_INSTRUCTIONS TO FOLLOW:_ Identify every line in the records below that contains the word "this", and copy each of those lines.

══ ENTRIES PROVIDED

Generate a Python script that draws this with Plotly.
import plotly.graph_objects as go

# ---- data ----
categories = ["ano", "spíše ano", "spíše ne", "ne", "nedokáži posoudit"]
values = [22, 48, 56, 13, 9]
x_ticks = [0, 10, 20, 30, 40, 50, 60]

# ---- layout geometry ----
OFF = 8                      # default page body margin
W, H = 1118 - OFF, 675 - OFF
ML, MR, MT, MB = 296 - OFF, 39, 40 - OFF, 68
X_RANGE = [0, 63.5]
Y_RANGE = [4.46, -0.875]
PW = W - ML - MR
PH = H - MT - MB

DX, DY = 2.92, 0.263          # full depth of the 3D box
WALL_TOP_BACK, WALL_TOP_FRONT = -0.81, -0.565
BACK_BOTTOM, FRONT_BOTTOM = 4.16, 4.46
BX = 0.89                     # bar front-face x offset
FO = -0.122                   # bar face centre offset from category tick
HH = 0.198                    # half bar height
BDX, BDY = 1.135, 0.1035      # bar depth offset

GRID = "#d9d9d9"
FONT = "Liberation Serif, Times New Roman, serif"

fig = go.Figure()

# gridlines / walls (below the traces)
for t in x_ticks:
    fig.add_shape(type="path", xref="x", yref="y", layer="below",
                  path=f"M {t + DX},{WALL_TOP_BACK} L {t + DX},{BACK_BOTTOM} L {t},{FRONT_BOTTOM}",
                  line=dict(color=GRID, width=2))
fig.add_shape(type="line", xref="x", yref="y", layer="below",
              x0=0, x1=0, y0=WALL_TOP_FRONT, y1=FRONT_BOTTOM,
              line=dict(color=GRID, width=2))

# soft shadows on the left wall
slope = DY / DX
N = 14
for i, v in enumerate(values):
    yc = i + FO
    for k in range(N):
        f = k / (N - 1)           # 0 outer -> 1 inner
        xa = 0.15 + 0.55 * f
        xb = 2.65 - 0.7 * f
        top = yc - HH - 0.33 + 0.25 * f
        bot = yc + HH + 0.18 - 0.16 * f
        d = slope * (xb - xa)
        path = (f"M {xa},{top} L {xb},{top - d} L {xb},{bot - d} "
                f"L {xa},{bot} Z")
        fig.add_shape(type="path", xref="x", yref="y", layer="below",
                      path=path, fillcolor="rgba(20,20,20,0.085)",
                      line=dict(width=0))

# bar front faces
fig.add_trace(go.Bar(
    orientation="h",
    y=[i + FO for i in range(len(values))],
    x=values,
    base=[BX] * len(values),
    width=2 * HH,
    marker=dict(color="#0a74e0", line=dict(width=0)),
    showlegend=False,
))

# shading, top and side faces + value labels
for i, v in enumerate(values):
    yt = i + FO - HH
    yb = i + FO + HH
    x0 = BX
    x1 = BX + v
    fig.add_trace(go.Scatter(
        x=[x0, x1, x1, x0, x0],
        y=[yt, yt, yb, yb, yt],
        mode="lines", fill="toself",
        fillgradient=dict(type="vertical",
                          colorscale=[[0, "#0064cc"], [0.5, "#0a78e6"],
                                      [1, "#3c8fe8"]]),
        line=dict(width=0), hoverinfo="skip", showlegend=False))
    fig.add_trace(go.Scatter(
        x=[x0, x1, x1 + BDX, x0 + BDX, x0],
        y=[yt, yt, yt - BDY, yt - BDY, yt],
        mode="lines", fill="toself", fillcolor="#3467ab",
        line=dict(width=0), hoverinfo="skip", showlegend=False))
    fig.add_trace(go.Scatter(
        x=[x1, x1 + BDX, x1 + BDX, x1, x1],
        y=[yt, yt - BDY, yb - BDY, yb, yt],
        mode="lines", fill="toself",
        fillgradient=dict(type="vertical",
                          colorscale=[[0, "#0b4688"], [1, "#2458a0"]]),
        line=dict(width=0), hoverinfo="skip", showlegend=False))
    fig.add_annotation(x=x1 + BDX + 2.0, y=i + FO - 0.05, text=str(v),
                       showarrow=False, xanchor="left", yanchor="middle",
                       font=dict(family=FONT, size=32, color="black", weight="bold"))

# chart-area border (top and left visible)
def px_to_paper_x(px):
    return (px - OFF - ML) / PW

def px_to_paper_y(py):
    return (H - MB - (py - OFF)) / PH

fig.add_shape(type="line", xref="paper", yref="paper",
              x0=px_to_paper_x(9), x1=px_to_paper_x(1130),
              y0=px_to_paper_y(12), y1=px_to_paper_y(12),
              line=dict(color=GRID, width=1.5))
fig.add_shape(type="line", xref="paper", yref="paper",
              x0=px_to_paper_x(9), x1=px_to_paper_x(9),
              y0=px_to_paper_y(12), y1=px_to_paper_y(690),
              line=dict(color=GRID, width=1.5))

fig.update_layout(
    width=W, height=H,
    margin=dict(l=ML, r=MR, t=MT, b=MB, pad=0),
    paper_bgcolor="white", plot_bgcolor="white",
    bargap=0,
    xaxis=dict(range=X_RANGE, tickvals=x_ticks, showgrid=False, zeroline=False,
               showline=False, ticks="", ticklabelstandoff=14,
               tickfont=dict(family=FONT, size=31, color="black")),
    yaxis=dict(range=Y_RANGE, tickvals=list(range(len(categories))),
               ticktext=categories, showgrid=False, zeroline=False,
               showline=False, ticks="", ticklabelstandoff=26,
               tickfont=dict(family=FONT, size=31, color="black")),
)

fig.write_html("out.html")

════
══ ENTRIES PROVIDED

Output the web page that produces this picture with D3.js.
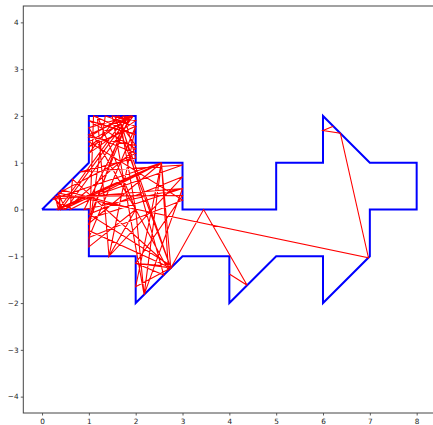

════

_TASK RESULT:_
Generate a Python script that draws this with Plotly.
Output the web page that produces this picture with D3.js.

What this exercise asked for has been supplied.